The words "lak her" imply something akin to "so beautiful!" The accompanying implication is more serious, suggesting that white men base their judgments partially on the defendant’s looks and allow their libidos to influence their verdicts. The insinuation is that beautiful women are let off more easily in court than other people.

Quote 32

And then again Him-with-the-square-toes [Death] had gone back to his house. He stood once more and again in his high flat house without sides to it and without a roof with his soulless sword standing upright in his hand. His pale white horse had galloped over waters and thundered over land. (19.1)

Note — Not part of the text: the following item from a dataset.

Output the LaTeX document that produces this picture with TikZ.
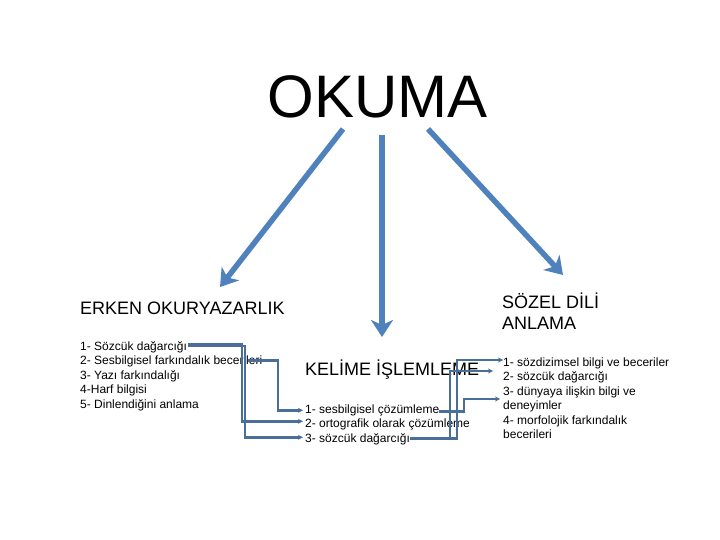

The allusion to the pale white horse is a Biblical allusion to the Pale Horseman of the Apocalypse—the rider who represents death, bringing it through war, famine, and plague. The fact that death’s sword is "soulless" is appropriate for he also represents hell, a place of eternal torment for those who abused their souls in their lifetimes.

Quote 33

Tea Cake found that he was part of a small army that had been pressed into service to clear the wreckage in public places and bury the dead. Bodies had to be searched out, carried to certain gathering places and buried. Corpses were not just found in wrecked homes. They were under houses, tangled in shrubbery, floating in water, hanging in trees, drifting under wreckage.

Trucks lined with drag kept rolling in from the ‘Glades and other outlying parts, each with its load of twenty-five bodies. Some bodies fully dressed, some naked and some in all degrees of dishevelment. Some bodies with calm faces and satisfied hands. Some dead with fighting faces and eyes flung wide open in wonder. Death had found them watching, trying to see beyond seeing. (19.22-23)

Tea Cake’s involvement with the mass burial effort is not just a job, but a survey of people in their final moments. They are found in every type of place, in every condition, and with every imaginable expression on their faces. But Tea Cake is struck by those that seem to accept death peacefully and those others who fight death to the very end—fearing it and all the terrifying possibilities that it might bring.